Eventually, after working with multiple vendors and ending up with plenty of different security systems in use - we realized we can no longer see the full picture!


Each tool had its own set of alerts, no correlation with other tools’ findings, different criteria for severity, separate reporting and automation flows, and worst of all - we couldn’t simply “throw” it all at our infrastructure owners and engineers.


That’s when we realized that we had to have some “mothership” system which could then gather all of the data in a centralized place and put everything together - and that’s when our platform was born!


I will stop for a minute and say that in this phase people usually ask us: “Why not just ship it all to the SIEM and work from there?”. This is important to understand - there’s a difference between incident management and security posture management.


We believe our SIEM needs to remain our incident response platform and not be our security posture management platform.
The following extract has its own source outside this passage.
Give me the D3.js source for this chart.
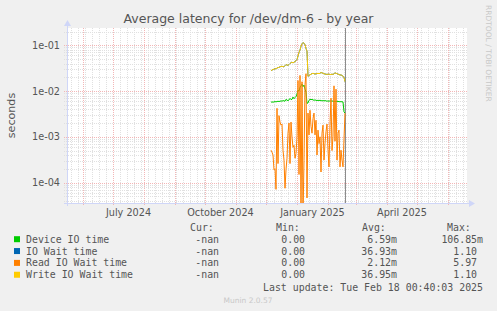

From our perspective, it should only be aggregating and correlating logs which represent actual actions taken in our environment, as they occur.


It doesn’t mean that we don’t enrich our data with valuable information from our asset management system, but that it doesn’t manage the posture itself.


Back to our system - what does it do? In a nutshell: it takes raw data and alerts from our security systems and all of our different infrastructure components (yes, across multi-cloud vendors) and normalizes them into a single dataset.




Everything is then stored in a relational database, allowing us to correlate data from all of our systems and create actionable insights and alerts, connecting directly to our infrastructure owners. Each and every infrastructure owner receives their own tenant on the platform, where they are then able to review Compliance Issues, Configuration Issues, Vulnerability Issues, and more - everything prioritized based on risk and probability for their environment.


The system is integrated with Slack and Jira, so every new finding is recorded and sent directly to the owner.


Let’s look at the system a bit closer:



  1. Main Dashboard - Provides a quick overview of the security posture score of the entire environment, ranked by our sub domains.

  2. Asset Management - Allows an owner to receive valuable data about their entities and resources within their cloud and non-cloud infrastructure; things like Users, Roles, Groups, Compute, Datastores, balancers etc.

  3. Configuration Management - Helps find all of these scary misconfigurations that can lead to a complete exposure (like publicly accessible buckets, datastores, highly permissive roles/groups/users etc).

  4. Vulnerability Management - By creating an inventory of all of our installed software, applications and libraries from all workloads, and comparing that with available databases of known vulnerabilities, we’re able to identify all of the pending vulnerabilities.

  5. Security Compliance - Helps track the coverage of our security tools in the infrastructure itself.

  6. Alert Center - The holy grail of our system! This is the main page where all of our alerts are aggregated into, describing the finding, the risk, projected spread, suggested mitigation and tracking for each alert.

Using smart correlations between different types of alerts from different domains (like Configuration Management and Vulnerability Management), we are also able to identify extremely risky “attack paths” where both the risk and the probability are high.


For example: an EC2 instance which exposes HTTP to the world uses IMDSv1 and has an attached role that is highly permissive.


Given the circumstances, if an attacker could find an SSRF in the web application running on this machine, things could end up pretty bad! Good thing we saw it coming.